I’ve tasted the difference: if you keep all other elements of your tipple the same, the natural / growing environment (which accounts for soil, growing season topography and microclimate) can have a large effect on your final dram.
Now there’s a study to back this up this terroir claim, which usually gets relegated to discussions of wine or Cognac. As Decanter notes, a new peer-reviewed study in the science journal Foods suggests a link between flavors in Irish new-make spirit and the origin of that spirit’s barley.
Admittedly, the study arrives connected to a distillery: Waterford, a whisky that releases several Single Farm Origin bottles that feature a code on the packaging that lets buyers discover “maps, the harvest, the grower, distillation details as well as view the full spectrum of wood.” So, yes, there’s some initial bias here (the study was conducted with the Teagasc Food Research Centre and Oregon State University, if that helps).

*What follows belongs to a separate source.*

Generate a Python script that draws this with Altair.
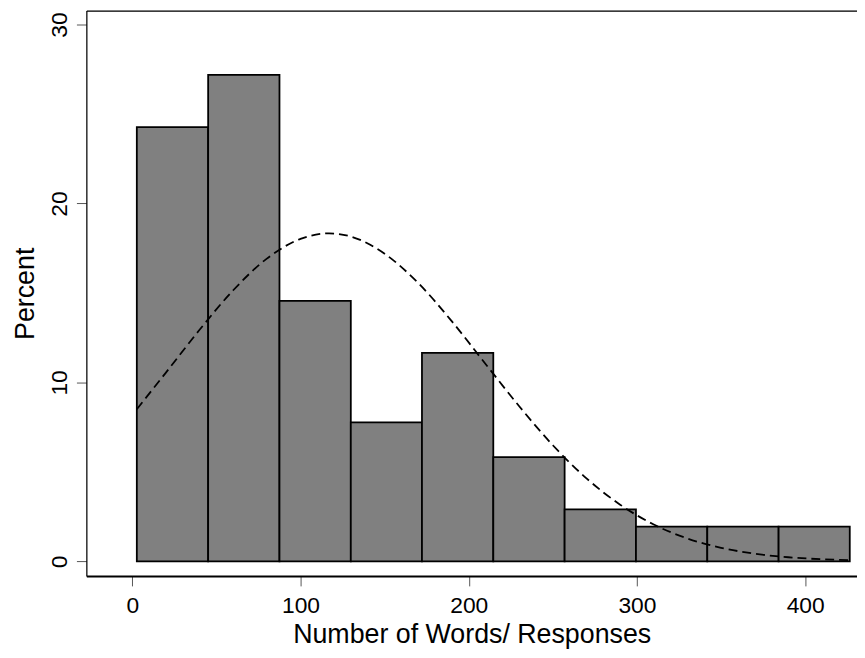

The results are still interesting: The Whisky Terroir Project examined two barley varieties grown on two farms with separate environments in 2017 and 2018 in Ireland, some more sheltered inline, others closer to the coast.
From there, each sample of barley was micro-malted and micro-distilled in “laboratory conditions,” producing 32 different whisky distillate samples. Between the use of gas chromatography–mass spectrometry–olfactometry (GC/MS-O) and “highly trained sensory experts,” the study concluded that there were more than 42 different flavor compounds, with half of those directly influenced by the barley’s terroir.
The inland Athy site produced a new-make spirit with notes of toasted almond notes and a malty, biscuity and oily finish, while the coastal Bunclody site (which also had more variable weather patterns) produced a spirit lighter and more floral, with some fresh fruitiness in flavor.
“We preserved distinct flavors associated with the testing environments and observed year-to-year variations, indicating that terroir is a significant contributor to whisky flavor,” as Dr. Dustin Herb, Lead Researcher and Post-doctoral research at Oregon State University, noted.
An upcoming study will examine differences in Waterford’s matured whisky, as opposed to the new-make spirit.